## Task directions:
Begin with the first line of the material and write out each line exactly, ending with the line that contains "(0,0) rectangle (1248,904);". Pictures are not part of the copy.

┄┄┄┄┄┄

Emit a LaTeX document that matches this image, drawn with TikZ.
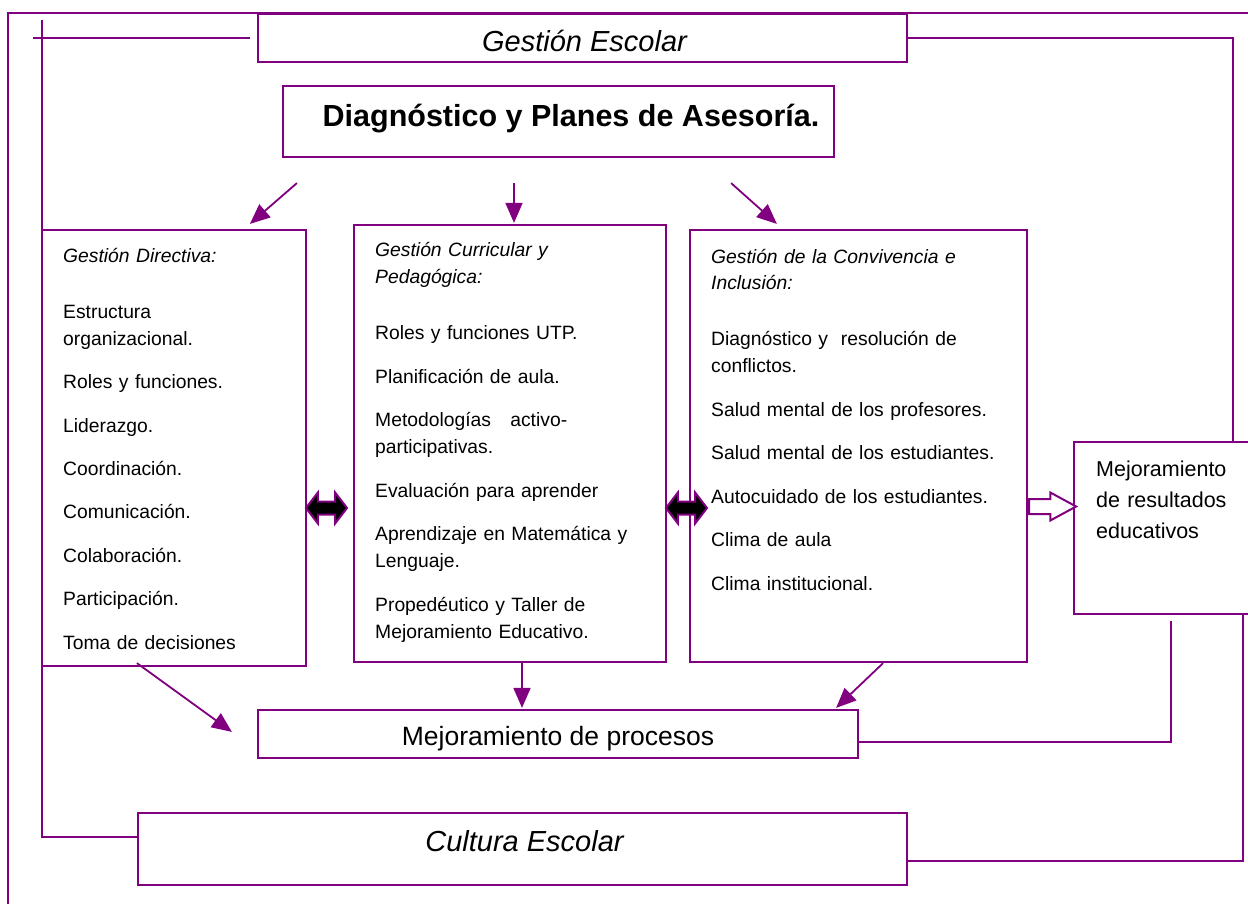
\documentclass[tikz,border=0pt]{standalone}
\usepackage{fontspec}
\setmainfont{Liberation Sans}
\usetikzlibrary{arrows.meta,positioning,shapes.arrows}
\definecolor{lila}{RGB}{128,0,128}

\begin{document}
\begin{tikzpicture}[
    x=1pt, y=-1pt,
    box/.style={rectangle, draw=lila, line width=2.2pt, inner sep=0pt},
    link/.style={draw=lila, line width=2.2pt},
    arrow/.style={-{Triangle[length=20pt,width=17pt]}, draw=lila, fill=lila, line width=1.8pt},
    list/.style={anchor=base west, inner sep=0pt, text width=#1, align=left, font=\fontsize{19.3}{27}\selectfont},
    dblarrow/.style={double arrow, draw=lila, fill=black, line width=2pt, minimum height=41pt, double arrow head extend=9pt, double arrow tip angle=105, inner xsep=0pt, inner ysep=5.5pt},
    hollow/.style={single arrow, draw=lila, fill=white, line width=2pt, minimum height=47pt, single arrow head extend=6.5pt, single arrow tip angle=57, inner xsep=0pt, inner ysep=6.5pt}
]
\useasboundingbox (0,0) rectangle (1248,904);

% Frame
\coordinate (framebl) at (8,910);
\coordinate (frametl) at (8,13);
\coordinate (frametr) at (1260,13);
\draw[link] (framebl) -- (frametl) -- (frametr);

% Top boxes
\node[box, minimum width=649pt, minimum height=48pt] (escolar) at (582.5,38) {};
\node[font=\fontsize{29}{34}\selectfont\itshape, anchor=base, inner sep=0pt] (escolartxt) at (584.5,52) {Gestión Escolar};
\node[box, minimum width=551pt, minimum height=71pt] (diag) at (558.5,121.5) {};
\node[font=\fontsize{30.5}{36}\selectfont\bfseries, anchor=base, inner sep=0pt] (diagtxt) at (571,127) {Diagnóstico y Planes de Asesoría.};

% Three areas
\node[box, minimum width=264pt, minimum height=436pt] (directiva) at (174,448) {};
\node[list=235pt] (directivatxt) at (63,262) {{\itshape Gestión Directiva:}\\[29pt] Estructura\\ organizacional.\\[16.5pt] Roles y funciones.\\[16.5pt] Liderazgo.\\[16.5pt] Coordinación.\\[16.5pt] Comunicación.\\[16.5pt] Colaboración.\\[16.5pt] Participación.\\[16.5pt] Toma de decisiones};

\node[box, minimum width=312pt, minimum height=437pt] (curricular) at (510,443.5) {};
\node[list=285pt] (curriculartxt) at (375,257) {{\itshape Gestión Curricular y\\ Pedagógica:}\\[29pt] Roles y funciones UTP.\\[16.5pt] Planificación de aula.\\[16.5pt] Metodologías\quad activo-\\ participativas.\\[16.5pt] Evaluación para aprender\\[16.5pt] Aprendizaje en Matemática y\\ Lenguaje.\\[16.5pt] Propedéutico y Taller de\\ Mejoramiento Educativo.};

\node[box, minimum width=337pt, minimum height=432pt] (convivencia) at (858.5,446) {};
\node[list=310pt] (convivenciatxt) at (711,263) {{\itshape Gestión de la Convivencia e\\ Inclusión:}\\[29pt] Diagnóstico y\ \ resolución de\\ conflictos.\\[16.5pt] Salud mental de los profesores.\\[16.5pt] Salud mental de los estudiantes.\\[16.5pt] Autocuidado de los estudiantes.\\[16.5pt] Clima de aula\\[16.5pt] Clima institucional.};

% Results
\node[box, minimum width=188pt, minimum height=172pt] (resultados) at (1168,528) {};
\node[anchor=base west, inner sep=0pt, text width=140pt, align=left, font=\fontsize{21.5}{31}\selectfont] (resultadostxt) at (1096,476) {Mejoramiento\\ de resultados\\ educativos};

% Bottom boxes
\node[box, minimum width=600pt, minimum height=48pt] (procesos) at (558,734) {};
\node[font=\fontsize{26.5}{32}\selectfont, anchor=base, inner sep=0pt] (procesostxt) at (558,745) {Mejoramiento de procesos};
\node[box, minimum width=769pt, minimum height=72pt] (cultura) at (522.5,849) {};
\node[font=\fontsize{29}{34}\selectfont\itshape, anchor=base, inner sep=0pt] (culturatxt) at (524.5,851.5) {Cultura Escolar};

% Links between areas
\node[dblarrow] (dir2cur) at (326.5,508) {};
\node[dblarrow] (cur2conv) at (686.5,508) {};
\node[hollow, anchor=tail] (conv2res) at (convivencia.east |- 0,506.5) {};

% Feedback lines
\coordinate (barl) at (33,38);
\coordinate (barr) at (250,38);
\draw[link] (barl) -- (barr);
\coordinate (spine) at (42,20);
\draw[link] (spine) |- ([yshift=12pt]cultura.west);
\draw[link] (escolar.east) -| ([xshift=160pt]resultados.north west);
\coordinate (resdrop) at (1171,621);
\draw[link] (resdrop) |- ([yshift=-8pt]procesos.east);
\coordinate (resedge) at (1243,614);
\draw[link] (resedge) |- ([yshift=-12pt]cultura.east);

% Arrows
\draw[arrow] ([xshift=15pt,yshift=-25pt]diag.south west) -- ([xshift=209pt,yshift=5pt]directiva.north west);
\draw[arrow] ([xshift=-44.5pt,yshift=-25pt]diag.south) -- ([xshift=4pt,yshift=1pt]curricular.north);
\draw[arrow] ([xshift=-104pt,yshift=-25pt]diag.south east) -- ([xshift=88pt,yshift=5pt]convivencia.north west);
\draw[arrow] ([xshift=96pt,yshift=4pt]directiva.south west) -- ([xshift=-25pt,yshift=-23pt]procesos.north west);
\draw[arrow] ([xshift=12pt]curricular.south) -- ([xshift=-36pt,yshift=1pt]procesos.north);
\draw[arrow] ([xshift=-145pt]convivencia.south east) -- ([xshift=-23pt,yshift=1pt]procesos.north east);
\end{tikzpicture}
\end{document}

┄┄┄┄┄┄

## Complete output:
Emit a LaTeX document that matches this image, drawn with TikZ.
\documentclass[tikz,border=0pt]{standalone}
\usepackage{fontspec}
\setmainfont{Liberation Sans}
\usetikzlibrary{arrows.meta,positioning,shapes.arrows}
\definecolor{lila}{RGB}{128,0,128}

\begin{document}
\begin{tikzpicture}[
    x=1pt, y=-1pt,
    box/.style={rectangle, draw=lila, line width=2.2pt, inner sep=0pt},
    link/.style={draw=lila, line width=2.2pt},
    arrow/.style={-{Triangle[length=20pt,width=17pt]}, draw=lila, fill=lila, line width=1.8pt},
    list/.style={anchor=base west, inner sep=0pt, text width=#1, align=left, font=\fontsize{19.3}{27}\selectfont},
    dblarrow/.style={double arrow, draw=lila, fill=black, line width=2pt, minimum height=41pt, double arrow head extend=9pt, double arrow tip angle=105, inner xsep=0pt, inner ysep=5.5pt},
    hollow/.style={single arrow, draw=lila, fill=white, line width=2pt, minimum height=47pt, single arrow head extend=6.5pt, single arrow tip angle=57, inner xsep=0pt, inner ysep=6.5pt}
]
\useasboundingbox (0,0) rectangle (1248,904);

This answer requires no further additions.